Testigos del Señor Jesús

jueves, 24 de agosto de

Uno de los gestos del Señor Jesús que se resalta más en el libro es su mirada. Esa mirada que desarma, que confronta, pero que también consuela, conforta y ama. Una mirada tierna que no juzga sino que simplemente ama.

Esa mirada fue la que devolvió la paz a la mujer que con sus lagrimas lavó los pies al Señor Jesús: “En ese momento Jesús me miró. Su mirada me envolvió en una paz maravillosa (p. 214).” Jesús también la dejó inquieta; el poder de su predicación la hizo entrar en conciencia de que era posible cambiar.

En el texto, el Señor Jesús mira, o él es mirado. Pero en todos esos momentos su presencia era inquietante, desconcertante. El paralítico lo comprobó: “En un primer arrebato iba a salir de mis labios un insulto; pero su mirada, su mirada de amor, me frenó (156).”
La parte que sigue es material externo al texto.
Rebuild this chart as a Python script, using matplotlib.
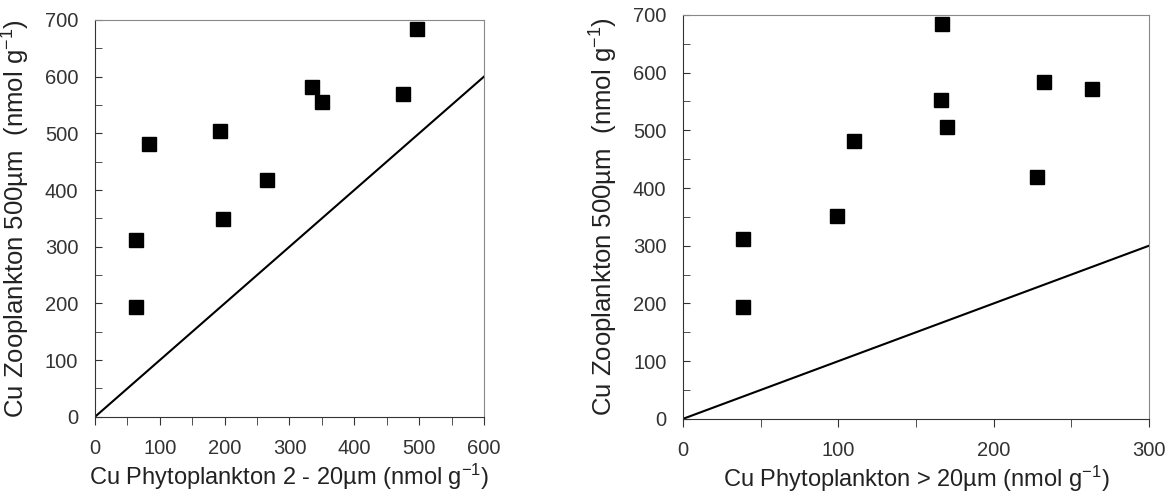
import numpy as np
import matplotlib
matplotlib.use('Agg')
import matplotlib.pyplot as plt

plt.rcParams['font.family'] = ['Liberation Sans', 'DejaVu Sans']
plt.rcParams['mathtext.default'] = 'regular'

# Cu in phytoplankton 2-20um vs zooplankton 500um
phyto_small = [63, 63, 83, 193, 198, 265, 335, 350, 475, 496]
zoo_small = [193, 312, 481, 504, 349, 418, 582, 555, 570, 684]

# Cu in phytoplankton >20um vs zooplankton 500um
phyto_large = [38.5, 38.5, 99, 110, 166.6, 166, 170, 227.6, 232.4, 263.4]
zoo_large = [193, 312, 352, 482, 685, 553, 505, 419, 584, 571]

ylabel = 'Cu Zooplankton 500\u00b5m  (nmol g$^{-1}$)'

fig = plt.figure(figsize=(11.71, 4.98), dpi=100)
ax1 = fig.add_axes([0.0811, 0.163, 0.3322, 0.797])
ax2 = fig.add_axes([0.5833, 0.159, 0.3979, 0.811])

def style(ax, xmax, xmajor, xminor):
    ax.set_xlim(0, xmax)
    ax.set_ylim(0, 700)
    ax.set_xticks(np.arange(0, xmax + 1, xmajor))
    ax.set_xticks(np.arange(0, xmax + 1, xminor), minor=True)
    ax.set_yticks(np.arange(0, 701, 100))
    ax.set_yticks(np.arange(0, 701, 50), minor=True)
    ax.tick_params(axis='x', which='both', direction='out', length=6,
                   labelsize=14.5, colors='#333333', pad=10)
    ax.tick_params(axis='y', which='both', direction='in', length=5,
                   labelsize=14.5, colors='#333333', pad=12)
    for s in ['top', 'right']:
        ax.spines[s].set_color('#888888')
    for s in ['left', 'bottom']:
        ax.spines[s].set_color('#333333')
    ax.set_ylabel(ylabel, fontsize=18.5, color='#222222', labelpad=9)

ax1.plot([0, 600], [0, 600], color='black', lw=1.5)
ax1.plot(phyto_small, zoo_small, 's', color='black', markersize=10)
style(ax1, 600, 100, 50)
ax1.set_xlabel('Cu Phytoplankton 2 - 20\u00b5m (nmol g$^{-1}$)', fontsize=17,
               color='#222222', labelpad=3)

ax2.plot([0, 300], [0, 300], color='black', lw=1.5)
ax2.plot(phyto_large, zoo_large, 's', color='black', markersize=10)
style(ax2, 300, 100, 50)
ax2.set_xlabel('Cu Phytoplankton > 20\u00b5m (nmol g$^{-1}$)', fontsize=17,
               color='#222222', labelpad=3)

fig.savefig('out.png', dpi=100)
Otro de los gestos del Señor Jesús que se resalta es la de su libertad. Ya no haré referencia a otro personaje del texto, sino a mí mismo, pues, en el proceso de leer el texto, me di cuenta de que no soy verdaderamente libre, pues percibí que la pornografía a la que he tenido adicción me había encadenado. Como al paralítico, estaba paralizado “acabo de descubrir que amo mi parálisis. Me siento culpable, por eso necesito sufrir. No fue la enfermedad la que me buscó: yo la busqué (156).” El Señor Jesús es liberador, pues, me hizo darme cuenta de que tengo un problema que por la soledad, el aislamiento y tantas deficiencias me hizo buscar en ella un refugio. “Me desconcertaba su libertad, no permitía que nadie lo manipulara. Era sencillo y débil como un niño y violento como la tempestad. Me daba mucha ternura su soledad y miedo, pero me admiraba su independencia (143).” Vino a confrontarme, a sacudir mi desidia, a mostrarme que estoy mal, y que no puedo ser verdaderamente libre, sino es soltando

 

También es necesario resaltar que el Señor Jesús dimanaba ternura. A ninguno de los del relato los trató con dureza, siempre con ternura y con amor: “me sonrió. No necesité más (196)”; siempre animándolo a salir adelante, buscando los medios en cómo entienda que en lo que vive no todo está perdido, sino que hay más oportunidades de mejorar. Solamente hay que obedecer a su voz que nos dice: No vuelvas a pecar.

Era tan humano, pero también era tan Dios: “Fuerte y débil, tan humano y tan… diferente. A veces, bajo la lluvia lo veo tiritar de frio y, sin embargo, domina las aguas del mar y la fuerza del viento (197).”

 

¡Ni siquiera a Judas menospreció, siempre lo tuvo por amigo fiel! El Señor Jesús no sabía contar, no sabía diferenciar, solamente amaba y su amor es más fuerte que la muerte. Es un fuego ardiente que nadie puede apagar. El mismo es el Amor.

 

—   Ponce de León Garciadiego, Enrique, “Testigos del Señor Jesús”, Buena Prensa, México, 2011, pp. 336.